Module Code MAU11602
Module Title Computation theory and logic
Semester taught Semester 2
ECTS Credits 5
Module Lecturer Prof. John Stalker
Module Prerequisites MAU11201 Single-variable calculus

Assessment Details

  • This module is examined in a 2-hour examination at the end of Semester 2.
  • Continuous assessment contributes 30% towards the overall mark.
  • The module is passed if the overall mark for the module is 40% or more. If the overall mark for the module is less than 40% and there is no possibility of compensation, the module will be reassessed as follows: 
    1) A failed exam in combination with passed continuous assessment will be reassessed by an exam in the supplemental session; 
    2) The combination of a failed exam and failed continuous assessment is reassessed by the supplemental exam; 
    3) A failed continuous assessment in combination with a passed exam will be reassessed by one or more summer assignments in advance of the supplemental session..

Contact Hours

11 weeks of teaching with 3 lectures per week.
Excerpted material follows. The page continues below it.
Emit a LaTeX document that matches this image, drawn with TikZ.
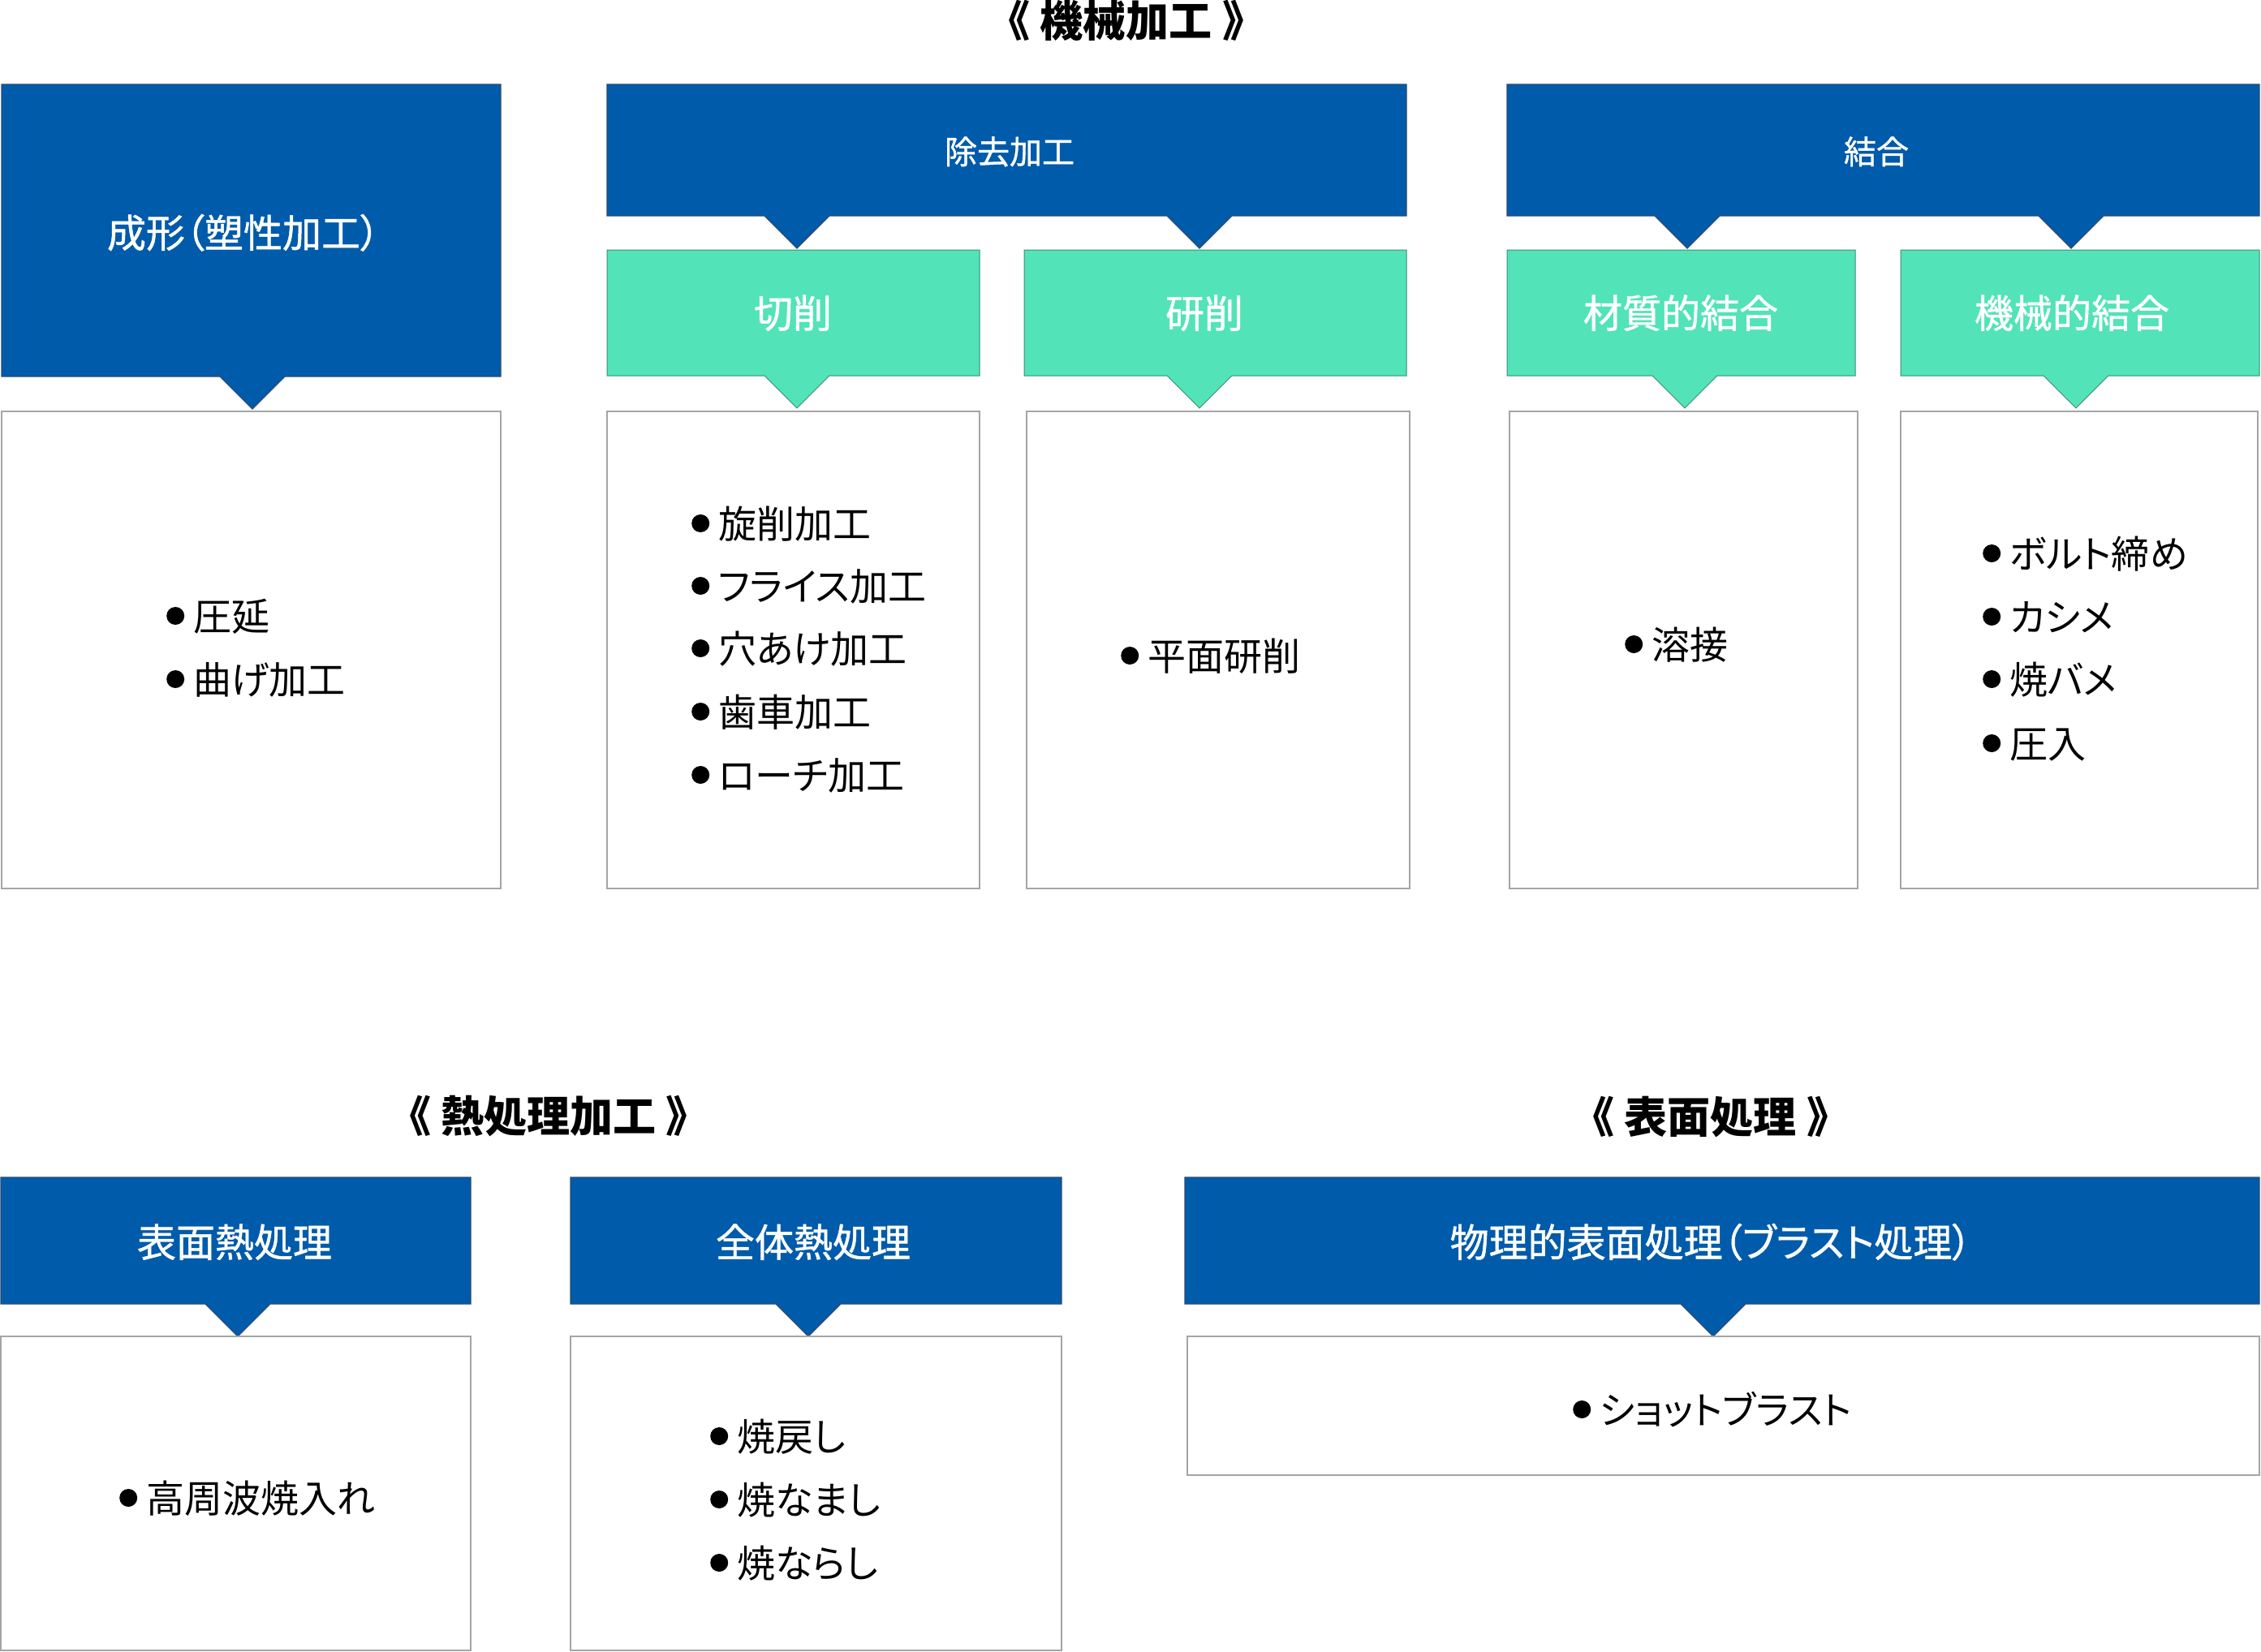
\documentclass[tikz,border=0pt]{standalone}
\usepackage{fontspec}
\setmainfont{Noto Sans CJK JP}
\newfontfamily\pf[RawFeature=+palt]{Noto Sans CJK JP}
\newfontfamily\pfb[RawFeature=+palt,FakeBold=1.0]{Noto Sans CJK JP}
\definecolor{bblue}{RGB}{0,91,171}
\definecolor{bborder}{RGB}{45,75,110}
\definecolor{mint}{RGB}{83,227,184}
\definecolor{mborder}{RGB}{60,140,115}
\definecolor{wborder}{RGB}{165,165,165}
\newcommand{\bul}{\tikz[baseline=0pt,x=1pt,y=1pt]{\fill[black] (11,18) circle (11);}\hspace{11pt}}
\newcommand{\callout}[6]{\draw[#1] (#2,#3) -- (#4,#3) -- (#4,#5) -- ({#6+40},#5) -- (#6,{#5+40}) -- ({#6-40},#5) -- (#2,#5) -- cycle;}
\tikzset{
  bluebox/.style={fill=bblue, draw=bborder, line width=1.2pt},
  mintbox/.style={fill=mint, draw=mborder, line width=1pt},
  whitebox/.style={fill=white, draw=wborder, line width=1.6pt},
  hdr/.style={text=white, anchor=base, inner sep=0pt, font=\pfb\fontsize{48}{48}\selectfont},
  hdrs/.style={text=white, anchor=base, inner sep=0pt, font=\pfb\fontsize{40}{40}\selectfont},
  item/.style={anchor=base west, inner sep=0pt, font=\pf\fontsize{47}{47}\selectfont},
  ttl/.style={anchor=base, inner sep=0pt, font=\bfseries\fontsize{53}{53}\selectfont},
}
\begin{document}
\begin{tikzpicture}[x=1pt,y=-1pt]
\useasboundingbox[fill=white] (0,0) rectangle (2786,2036);

% ---------- titles ----------
\node[ttl] (t1) at (1388,46) {《 機械加工 》};
\node[ttl] (t2) at (676,1395) {《 熱処理加工 》};
\node[ttl] (t3) at (2108,1396) {《 表面処理 》};

% ---------- 成形 ----------
\callout{bluebox}{2}{104}{617}{464}{311}
\node[hdr] (seikei) at (300,305) {成形（塑性加工）};
\draw[whitebox] (2,507) rectangle (617,1095);
\node[item] (s1) at (205,777) {\bul 圧延};
\node[item] (s2) at (205,855) {\bul 曲げ加工};

% ---------- 除去加工 ----------
\draw[bluebox] (748,104) -- (1733,104) -- (1733,266) -- (1518,266) -- (1478,306) -- (1438,266)
  -- (1022,266) -- (982,306) -- (942,266) -- (748,266) -- cycle;
\node[hdrs] (jokyo) at (1244,202) {除去加工};
\callout{mintbox}{748}{308}{1207}{463}{982}
\node[hdr] (sesaku) at (977,404) {切削};
\callout{mintbox}{1262}{308}{1733}{463}{1478}
\node[hdr] (kensaku) at (1484,404) {研削};
\draw[whitebox] (748,507) rectangle (1207,1095);
\node[item] (c1) at (852,663) {\bul 旋削加工};
\node[item] (c2) at (852,740) {\bul フライス加工};
\node[item] (c3) at (852,817) {\bul 穴あけ加工};
\node[item] (c4) at (852,895) {\bul 歯車加工};
\node[item] (c5) at (852,973) {\bul ローチ加工};
\draw[whitebox] (1265,507) rectangle (1737,1095);
\node[item] (k1) at (1381,826) {\bul 平面研削};

% ---------- 結合 ----------
\draw[bluebox] (1857,104) -- (2784,104) -- (2784,266) -- (2592,266) -- (2552,306) -- (2512,266)
  -- (2119,266) -- (2079,306) -- (2039,266) -- (1857,266) -- cycle;
\node[hdrs] (ketsugo) at (2312,202) {結合};
\callout{mintbox}{1857}{308}{2286}{463}{2076}
\node[hdr] (zaishitsu) at (2071,404) {材質的結合};
\callout{mintbox}{2342}{308}{2784}{463}{2558}
\node[hdr] (kikai) at (2553,404) {機械的結合};
\draw[whitebox] (1860,507) rectangle (2289,1095);
\node[item] (z1) at (2002,812) {\bul 溶接};
\draw[whitebox] (2342,507) rectangle (2782,1095);
\node[item] (m1) at (2443,700) {\bul ボルト締め};
\node[item] (m2) at (2443,778) {\bul カシメ};
\node[item] (m3) at (2443,855) {\bul 焼バメ};
\node[item] (m4) at (2443,934) {\bul 圧入};

% ---------- 熱処理加工 ----------
\callout{bluebox}{1}{1451}{580}{1607}{293}
\node[hdr] (hyomennetsu) at (289,1549) {表面熱処理};
\draw[whitebox] (1,1647) rectangle (580,2034);
\node[item] (h1) at (147,1864) {\bul 高周波焼入れ};
\callout{bluebox}{703}{1451}{1308}{1607}{996}
\node[hdr] (zentai) at (1002,1549) {全体熱処理};
\draw[whitebox] (703,1647) rectangle (1308,2034);
\node[item] (w1) at (875,1788) {\bul 焼戻し};
\node[item] (w2) at (875,1866) {\bul 焼なまし};
\node[item] (w3) at (875,1944) {\bul 焼ならし};

% ---------- 表面処理 ----------
\callout{bluebox}{1460}{1451}{2784}{1607}{2111}
\node[hdr] (butsuri) at (2108,1549) {物理的表面処理（ブラスト処理）};
\draw[whitebox] (1463,1647) rectangle (2784,1818);
\node[item] (b1) at (1938,1755) {\bul ショットブラスト};
\end{tikzpicture}
\end{document}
Tutorials will be held during the lecture time slots and a revision will take place at the end of the semester.

Learning Outcomes

On successful completion of this module, students will be able to

  • check the validity of statements in zeroeth and first order logic.
  • convert informal statements to formal statements in elementary arithmetic.
  • give semiformal proofs in zeroeth and first order logic, elementary arithmetic and set theory.
  • verify the correctness of formal proofs in zeroeth and first order logic, elementary arithmetic and set theory.
  • convert informal descriptions of languages into phrase structure grammars.
  • convert among regular grammars, deterministic and non-deterministic finite state automata and regular expressions.
  • apply the Myhill-Nerode theorem to check whether languages are regular.
  • apply the pumping lemmas to show languages are not regular or context free.
  • apply the various closure properties of regular and context free languages.

Module Content

  • Formal languages and phrase structure grammars.
  • Zeroeth order logic, also known as the propositional calculus.
  • First order logic.
  • Elementary arithmetic.
  • Gödel's and Tarski's theorems.
  • Axiomatic set theory, and finite, countable and uncountable sets.
  • Finite state automata, regular expressions and regular languages.
  • Pushdown automata and context-free languages.
  • Turing machines and recursively enumerable languages.